Protection of personal information, on the one hand, is different from protection of state information in its extensiveness, co-dependence and changeability. On the other hand, it differs from commercial information in that it is more closely related to a person’s daily life and profession. China’s existing laws protect citizens’ privacy through protecting their right of reputation. As a matter of fact, personal information does not only include privacy, but also other personal information and commercial secrets. Consistency of laws must be taken into consideration in the process of legislation on personal information. The relationship between the new law and the State Secrets Law, the Law for Countering Unfair Competition, and the General Principles of the Civil Law, and the relationship between general laws and specific laws must be properly handled.
Sheltering Corrupt Officials
Qing Shan (freelance writer): When our personal information becomes public knowledge and is held by others without our consent, we are justified to feel shocked, afraid and angry. Therefore, legislation for setting up a personal information protection system as soon as possible becomes an imperative task.

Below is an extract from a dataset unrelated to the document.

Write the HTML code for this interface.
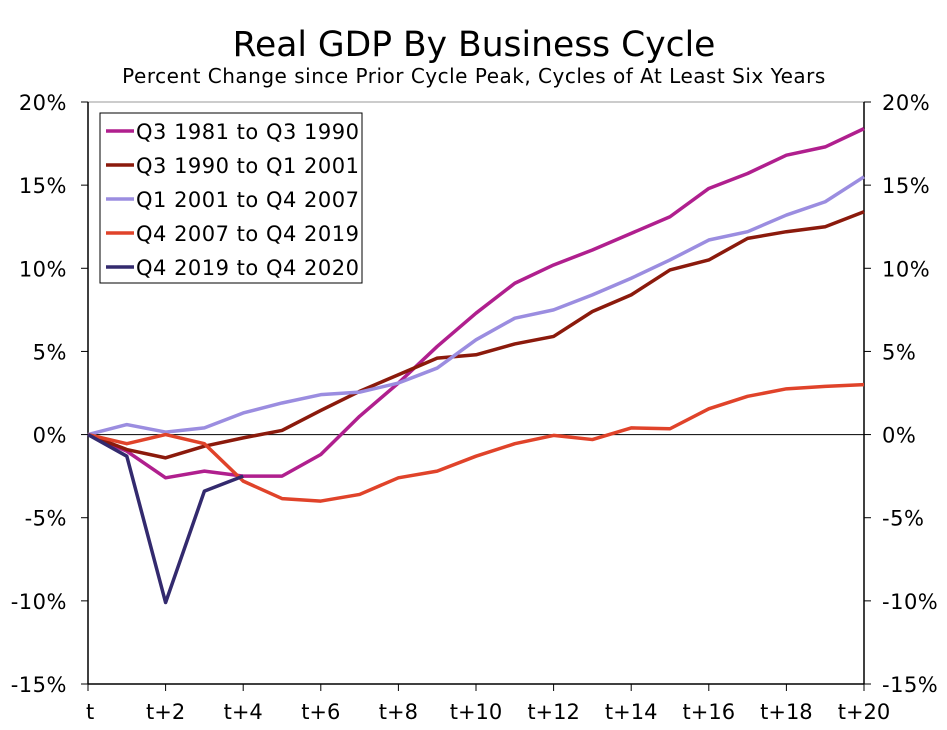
<!DOCTYPE html>
<html><head><meta charset="utf-8"><style>
html,body{margin:0;padding:0;background:#fff;}
svg text{font-family:"DejaVu Sans","Liberation Sans",sans-serif;fill:#000;}
</style></head><body>
<svg id="chart" width="947" height="725" viewBox="0 0 947 725">
<text x="474" y="56" font-size="34.5" text-anchor="middle">Real GDP By Business Cycle</text>
<text x="474" y="83" font-size="20" letter-spacing="0.5" text-anchor="middle">Percent Change since Prior Cycle Peak, Cycles of At Least Six Years</text>
<g id="axes"></g>
<g id="series"></g>
<g id="legend"></g>
</svg>
<script>
const periods = [0,1,2,3,4,5,6,7,8,9,10,11,12,13,14,15,16,17,18,19,20];
const xTickLabels = ["t","t+2","t+4","t+6","t+8","t+10","t+12","t+14","t+16","t+18","t+20"];
const yTicks = [-15,-10,-5,0,5,10,15,20];
const names = ["Q3 1981 to Q3 1990","Q3 1990 to Q1 2001","Q1 2001 to Q4 2007","Q4 2007 to Q4 2019","Q4 2019 to Q4 2020"];
const s1981 = [0,-1.0,-2.6,-2.2,-2.5,-2.5,-1.2,1.1,3.1,5.3,7.3,9.1,10.2,11.1,12.1,13.1,14.8,15.7,16.8,17.3,18.4];
const s1990 = [0,-0.9,-1.4,-0.7,-0.2,0.25,1.45,2.6,3.6,4.6,4.8,5.45,5.9,7.4,8.4,9.9,10.5,11.8,12.2,12.5,13.4];
const s2001 = [0,0.6,0.15,0.4,1.3,1.9,2.4,2.55,3.1,4.0,5.7,7.0,7.5,8.4,9.4,10.5,11.7,12.2,13.2,14.0,15.5];
const s2007 = [0,-0.55,0,-0.55,-2.8,-3.85,-4.0,-3.6,-2.6,-2.2,-1.3,-0.55,-0.05,-0.3,0.4,0.35,1.55,2.3,2.75,2.9,3.0];
const s2019 = [0,-1.3,-10.1,-3.4,-2.5];
const colors = ["#b01f8e","#8b1a0c","#9b8de0","#e0432a","#332a6e"];
const allSeries = [s1981,s1990,s2001,s2007,s2019];

const NS="http://www.w3.org/2000/svg";
const L=88,R=864,T=102,B=684;
const xs=i=>L+(R-L)*i/20;
const ys=v=>B-(B-T)*(v+15)/35;
function mk(tag,attrs,parent){const e=document.createElementNS(NS,tag);for(const k in attrs)e.setAttribute(k,attrs[k]);parent.appendChild(e);return e;}
const ax=document.getElementById('axes');
let e;
e=mk('line',{x1:L,y1:T,x2:R,y2:T,stroke:'#999','stroke-width':1},ax);


e=mk('line',{x1:L,y1:T,x2:L,y2:B,stroke:'#000','stroke-width':1.5},ax);


e=mk('line',{x1:R,y1:T,x2:R,y2:B,stroke:'#000','stroke-width':1.5},ax);


e=mk('line',{x1:L,y1:B,x2:R,y2:B,stroke:'#000','stroke-width':1.5},ax);


e=mk('line',{x1:L,y1:ys(0),x2:R,y2:ys(0),stroke:'#000','stroke-width':1},ax);


yTicks.forEach(v=>{
  const y=ys(v);
  mk('line',{x1:L-7,y1:y,x2:L,y2:y,stroke:'#000','stroke-width':1},ax);
  mk('line',{x1:R,y1:y,x2:R+7,y2:y,stroke:'#000','stroke-width':1},ax);
  e=mk('text',{x:67,y:y+8,'font-size':21,'letter-spacing':'0.5','text-anchor':'end'},ax);
  e.textContent=v+'%';
  
  
  e=mk('text',{x:882,y:y+8,'font-size':21,'letter-spacing':'0.5','text-anchor':'start'},ax);
  e.textContent=v+'%';
  
  
});
xTickLabels.forEach((lab,k)=>{
  const x=xs(k*2);
  mk('line',{x1:x,y1:B,x2:x,y2:B+7,stroke:'#000','stroke-width':1},ax);
  e=mk('text',{x:k===0?x-2:x,y:719,'font-size':21,'text-anchor':k===0?'start':'middle'},ax);
  e.textContent=lab;
  
  
});
const sg=document.getElementById('series');
allSeries.forEach((s,j)=>{
  const pts=s.map((v,i)=>xs(periods[i])+','+ys(v)).join(' ');
  e=mk('polyline',{points:pts,fill:'none',stroke:colors[j],'stroke-width':3.5,'stroke-linejoin':'round'},sg);
  
  
});
const lg=document.getElementById('legend');
e=mk('rect',{x:100,y:113,width:262,height:170,fill:'#fff',stroke:'#000','stroke-width':1},lg);


names.forEach((n,j)=>{
  const y=131+j*34;
  mk('line',{x1:106,y1:y,x2:134,y2:y,stroke:colors[j],'stroke-width':3.5},lg);
  e=mk('text',{x:136,y:y+8,'font-size':21,'letter-spacing':'0.5'},lg);
  e.textContent=n;
  
  
});
</script>
</body></html>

The Law for Protection of Personal Information will better protect the practical interests of all citizens. But I’m worried about the other side of the story.
First, government power should not be expanded under the excuse of protecting personal information. As for protection of personal information in other countries, there is a Federal Privacy Act in the United States whose first basic principle is that government must not collect personal information unless the information is necessary for one or more of its functions or activities. This is the case for most countries in the world where personal information is protected through restricting government power. I expect that this upcoming law in China could also reflect the principle of restricting government power.
The Law for Personal Information Protection is not meant to protect government officials, yet there are fears that this law may be an excuse for not publicizing the personal information of officials citing protection of personal information as excuse. Many people are now screening “personal information” of government officials, such as income and property, from the public. In a civilized society, however, basic information of government officials is no longer personal information, but also public information, which should be publicized except in special cases. The public has the right to know, and officials have the responsibility to reveal this information to the public. I hope there will be a definite stipulation in this aspect contained in the new law.
Second, protection of personal information should not give rise to the situation of “isolated information islands.” On the one hand, personal information should be protected. On the other, normal flow of information should not be hampered. Thorough protection of personal information should be based on necessary supervision and monitoring. In an information age in particular, the free flow of information is of fundamental significance to the whole society. If the protection over personal information goes to extremes, everyone will be made an “isolated information island” and society will lack unity.
How to balance public interest and personal information is one of the major concerns of law drafters and legislators to build a perfect personal information protection system while promoting sharing and free flow of information.
Proper handling of these problems will test the wisdom of our legal fraternity. I take an optimistic view of it.